Aragon también escribió sobre cómo “el sol azul de los sueños obliga a
las bestias de ojos de acero a retirarse a sus guaridas”; bestias enemigas del
ejercicio pleno de libertad que reside en el epicentro mismo de la revolución
surrealista, y si acaso más temibles que los seres y paisajes de materia mental
que habitan los cuadros y escritos de los exploradores de la suprarrealidad.
Consideraciones como estas apuntalan la preferencia de muchos especialistas por
entender el surrealismo como una actitud creadora antes que como un movimiento
artístico perfectamente delimitado; algo que la obra contenida en sendas
exposiciones ilustra más allá de toda duda.

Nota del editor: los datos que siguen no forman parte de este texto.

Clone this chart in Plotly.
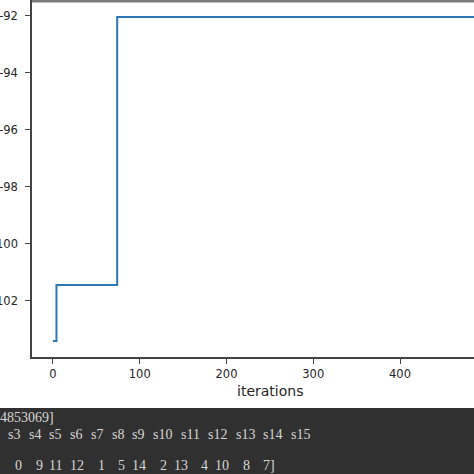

De hecho, la producción artística y literaria que puede inscribirse
dentro de lo surreal occidental es
tan amplia que lo que Madrid ofrece ahora
es un par de buenas colecciones de botones de muestra. De ahí la
necesidad de apelar a los grabados de Doré para Gargantúa y Pantagruel (Rabelais. 1532-1564), Los cantos de Maldoror del Conde de Lautréamont (Isidore
Ducasse.1868), los cortos experimentales de la ucranoamericana Maya Deren
(1917-1961), gran parte de la ingente producción de los llamados artistas
marginales del siglo XX y a un vastísimo etcétera en el que perderse, siempre
lejos de las bestias de ojos acerados, bajo el sol azul de los sueños.